Smith and his foraging companions expressed interest in not letting resources go to waste. His friend Alex Izzarelli said one of his hobbies is collecting wood to make parts for guitars.
“A lot of materials I use are scrap woods that people don’t use, or even parts of trees that I collect,” Izzarelli said.
The second half of my adventure with Smith consisted of an unfruitful search for a stray almond tree off of a bike path beyond the east end of the Arboretum. Although we never found it, Smith mentioned that Davis is full of nuts, with various trees in the public domain. These, among the many other useful plants, offer their crop to anyone that will take it.
“All of this is free,” Smith said. “One of my favorite things about it is nobody’s watering it, nobody’s putting fertilizer on it, nobody’s doing anything, this stuff just volunteers. It grows in the fog, it grows in the rain, it just grows, and you can eat it and it’s really good for you, so why not?”
At the end of the day, whether a foraging trip offers up a bounty or not is of little importance. Smith and his friends emphasized the fun of being able to interact with each other, as well as with nature.

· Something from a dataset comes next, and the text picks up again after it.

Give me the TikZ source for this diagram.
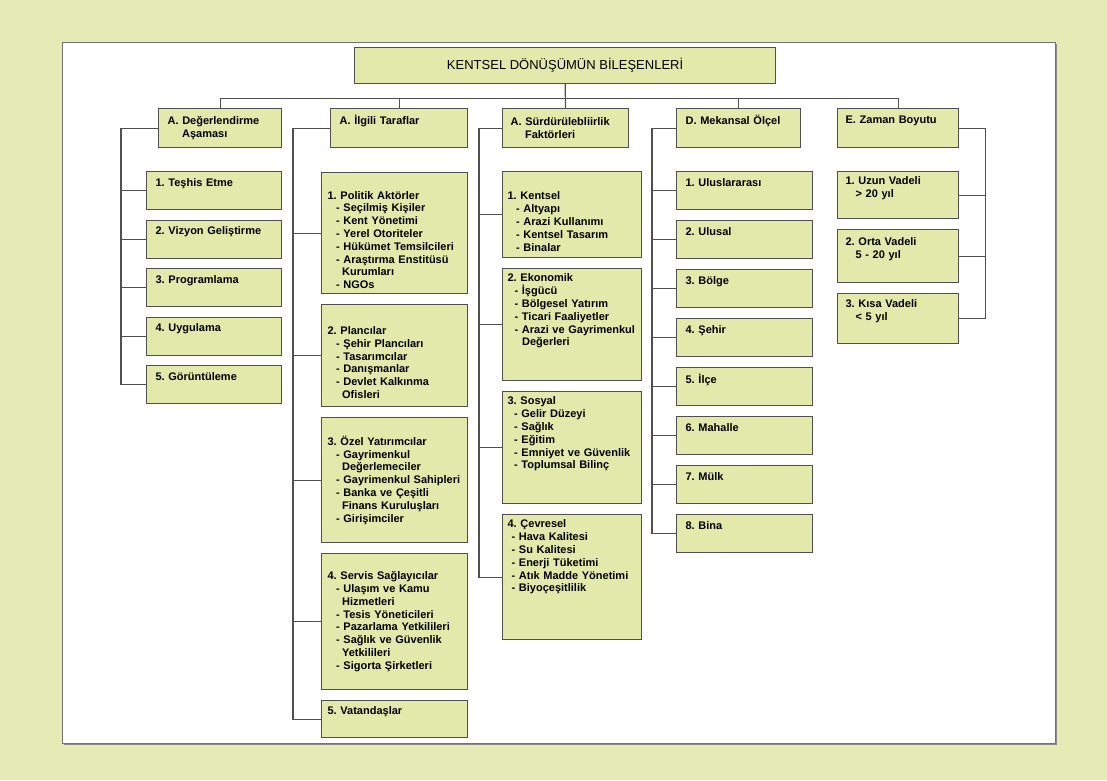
\documentclass[tikz,border=0pt]{standalone}
\usepackage{fontspec}
\setmainfont{Liberation Sans}
\usepackage{tikz}
\usepackage{xcolor}
\usetikzlibrary{positioning}

\definecolor{pagegreen}{RGB}{228,235,181}
\definecolor{boxgreen}{RGB}{226,233,170}
\definecolor{edgegray}{RGB}{80,80,80}

\newcommand{\dashline}[1][8.5pt]{\hspace*{#1}-\ \ignorespaces}
\newcommand{\contline}{\hspace*{14.5pt}\ignorespaces}
\frenchspacing
\hyphenpenalty=10000
\exhyphenpenalty=10000

\begin{document}
\begin{tikzpicture}[x=1pt, y=-1pt, node distance=9.8pt,
  box/.style={draw=edgegray, fill=boxgreen, line width=1.2pt, anchor=north west,
    align=left, inner ysep=1pt, font=\bfseries\fontsize{11}{12.8}\selectfont},
  head/.style={box, align=center, minimum width=421pt, minimum height=36pt,
    font=\fontsize{13}{15}\selectfont},
  cat/.style={box, minimum height=39pt},
  leaf/.style={box, minimum height=38pt},
  colA/.style={text width=117pt, inner xsep=9pt},
  colB/.style={text width=134pt, inner xsep=6pt},
  colC/.style={text width=129pt, inner xsep=5pt},
  colD/.style={text width=118pt, inner xsep=9pt},
  colE/.style={text width=105pt, inner xsep=8pt},
  wire/.style={draw=edgegray, line width=1.2pt}]

  % page and white frame
  \useasboundingbox[fill=pagegreen] (0,0) rectangle (1107,780);
  \fill[black!45] (64,44) rectangle (1057,745);
  \draw[edgegray!80, fill=white, line width=1pt] (62,42) rectangle (1055,743);

  % top box and the five branches
  \node[head] (title) at (354,47) {KENTSEL DÖNÜŞÜMÜN BİLEŞENLERİ};
  \node[cat, text width=105pt, inner xsep=9pt] (assess) at (158,108) {A. Değerlendirme\\\contline Aşaması};
  \node[cat, text width=119pt, inner xsep=9pt] (actors) at (330,108) {A. İlgili Taraflar\\\strut};
  \node[cat, text width=110pt, inner xsep=8pt] (factors) at (502,108) {A. Sürdürülebliirlik\\\contline Faktörleri};
  \node[cat, text width=106pt, inner xsep=9pt] (scale) at (676,108) {D. Mekansal Ölçel\\\strut};
  \node[cat, text width=105pt, inner xsep=8pt] (time) at (837,108) {E. Zaman Boyutu\\\strut};

  % A. Değerlendirme Aşaması
  \node[leaf, colA] (assess1) at (146,171) {1. Teşhis Etme\\\strut};
  \node[leaf, colA, below=9.3pt of assess1] (assess2) {2. Vizyon Geliştirme\\\strut};
  \node[leaf, colA, below=9.3pt of assess2] (assess3) {3. Programlama\\\strut};
  \node[leaf, colA, below=9.3pt of assess3] (assess4) {4. Uygulama\\\strut};
  \node[leaf, colA, below=9.3pt of assess4] (assess5) {5. Görüntüleme\\\strut};

  % A. İlgili Taraflar
  \node[leaf, colB, minimum height=121pt] (actors1) at (321,172) {\strut\\1. Politik Aktörler\\\dashline Seçilmiş Kişiler\\\dashline Kent Yönetimi\\\dashline Yerel Otoriteler\\\dashline Hükümet Temsilcileri\\\dashline Araştırma Enstitüsü\\\contline Kurumları\\\dashline NGOs};
  \node[leaf, colB, minimum height=102pt, below=of actors1] (actors2) {\strut\\2. Plancılar\\\dashline Şehir Plancıları\\\dashline Tasarımcılar\\\dashline Danışmanlar\\\dashline Devlet Kalkınma\\\contline Ofisleri};
  \node[leaf, colB, minimum height=125pt, below=of actors2] (actors3) {3. Özel Yatırımcılar\\\dashline Gayrimenkul\\\contline Değerlemeciler\\\dashline Gayrimenkul Sahipleri\\\dashline Banka ve Çeşitli\\\contline Finans Kuruluşları\\\dashline Girişimciler};
  \node[leaf, colB, minimum height=136pt, below=of actors3] (actors4) {4. Servis Sağlayıcılar\\\dashline Ulaşım ve Kamu\\\contline Hizmetleri\\\dashline Tesis Yöneticileri\\\dashline Pazarlama Yetkilileri\\\dashline Sağlık ve Güvenlik\\\contline Yetkilileri\\\dashline Sigorta Şirketleri};
  \node[leaf, colB, minimum height=37pt, below=of actors4] (actors5) {5. Vatandaşlar\\\strut};

  % A. Sürdürülebilirlik Faktörleri
  \node[leaf, colC, minimum height=86pt] (factors1) at (502,171) {\strut\\1. Kentsel\\\dashline Altyapı\\\dashline Arazi Kullanımı\\\dashline Kentsel Tasarım\\\dashline Binalar};
  \node[leaf, colC, minimum height=112pt, below=of factors1] (factors2) {2. Ekonomik\\\dashline[7pt] İşgücü\\\dashline[7pt] Bölgesel Yatırım\\\dashline[7pt] Ticari Faaliyetler\\\dashline[7pt] Arazi ve Gayrimenkul\\\contline Değerleri\\\strut\\\strut};
  \node[leaf, colC, minimum height=112pt, below=of factors2] (factors3) {3. Sosyal\\\dashline[6.5pt] Gelir Düzeyi\\\dashline[6.5pt] Sağlık\\\dashline[6.5pt] Eğitim\\\dashline[6.5pt] Emniyet ve Güvenlik\\\dashline[6.5pt] Toplumsal Bilinç\\\strut\\\strut};
  \node[leaf, colC, minimum height=125pt, below=of factors3] (factors4) {4. Çevresel\\\dashline[4pt] Hava Kalitesi\\\dashline[4pt] Su Kalitesi\\\dashline[4pt] Enerji Tüketimi\\\dashline[4pt] Atık Madde Yönetimi\\\dashline[4pt] Biyoçeşitlilik\\\strut\\\strut\\\strut};

  % D. Mekansal Ölçel
  \node[leaf, colD] (scale1) at (676,171) {1. Uluslararası\\\strut};
  \node[leaf, colD, below=of scale1] (scale2) {2. Ulusal\\\strut};
  \node[leaf, colD, below=of scale2] (scale3) {3. Bölge\\\strut};
  \node[leaf, colD, below=of scale3] (scale4) {4. Şehir\\\strut};
  \node[leaf, colD, below=of scale4] (scale5) {5. İlçe\\\strut};
  \node[leaf, colD, below=of scale5] (scale6) {6. Mahalle\\\strut};
  \node[leaf, colD, below=of scale6] (scale7) {7. Mülk\\\strut};
  \node[leaf, colD, below=of scale7] (scale8) {8. Bina\\\strut};

  % E. Zaman Boyutu
  \node[leaf, colE, minimum height=47pt] (time1) at (837,171) {1. Uzun Vadeli\\\hspace*{10pt}> 20 yıl\\\strut};
  \node[leaf, colE, minimum height=53pt, below=of time1] (time2) {2. Orta Vadeli\\\hspace*{10pt}5 - 20 yıl\\\strut};
  \node[leaf, colE, minimum height=50pt, below=of time2] (time3) {3. Kısa Vadeli\\\hspace*{10pt}< 5 yıl\\\strut};

  % title to branches
  \draw[wire] (title.south) -- ++(0,14) -| (assess.north);
  \draw[wire] (title.south) -- ++(0,14) -| (actors.north);
  \draw[wire] (title.south) -- (factors.north);
  \draw[wire] (title.south) -- ++(0,14) -| (scale.north);
  \draw[wire] (title.south) -- ++(0,14) -| (time.north);

  % left-hand buses
  \draw[wire] (assess.west) -| ([xshift=-25pt]assess5.west) -- (assess5.west);
  \draw[wire] (assess1.west) -- ++(-25,0);
  \draw[wire] (assess2.west) -- ++(-25,0);
  \draw[wire] (assess3.west) -- ++(-25,0);
  \draw[wire] (assess4.west) -- ++(-25,0);

  \draw[wire] (actors.west) -| ([xshift=-28pt]actors5.west) -- (actors5.west);
  \draw[wire] (actors1.west) -- ++(-28,0);
  \draw[wire] (actors2.west) -- ++(-28,0);
  \draw[wire] (actors3.west) -- ++(-28,0);
  \draw[wire] (actors4.west) -- ++(-28,0);

  \draw[wire] (factors.west) -| ([xshift=-23pt]factors4.west) -- (factors4.west);
  \draw[wire] (factors1.west) -- ++(-23,0);
  \draw[wire] (factors2.west) -- ++(-23,0);
  \draw[wire] (factors3.west) -- ++(-23,0);

  \draw[wire] (scale.west) -| ([xshift=-24pt]scale8.west) -- (scale8.west);
  \draw[wire] (scale1.west) -- ++(-24,0);
  \draw[wire] (scale2.west) -- ++(-24,0);
  \draw[wire] (scale3.west) -- ++(-24,0);
  \draw[wire] (scale4.west) -- ++(-24,0);
  \draw[wire] (scale5.west) -- ++(-24,0);
  \draw[wire] (scale6.west) -- ++(-24,0);
  \draw[wire] (scale7.west) -- ++(-24,0);

  % right-hand bus
  \draw[wire] (time.east) -| ([xshift=26pt]time3.east) -- (time3.east);
  \draw[wire] (time1.east) -- ++(26,0);
  \draw[wire] (time2.east) -- ++(26,0);
\end{tikzpicture}
\end{document}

“I use the term adventure somewhat loosely,” Smith said. “But I think a lot of people have got this concept that in order to go on an adventure, you have to buy a bunch of gear, fly across the world and do something crazy. That’s great, that is an adventure, but at the same time, if you’re only waiting for that one experience, you’re missing out on all of these cool adventures that are all local. Don’t wait for the big picture, crazy adventure on down the line, instead just get out, have an adventure around the corner.”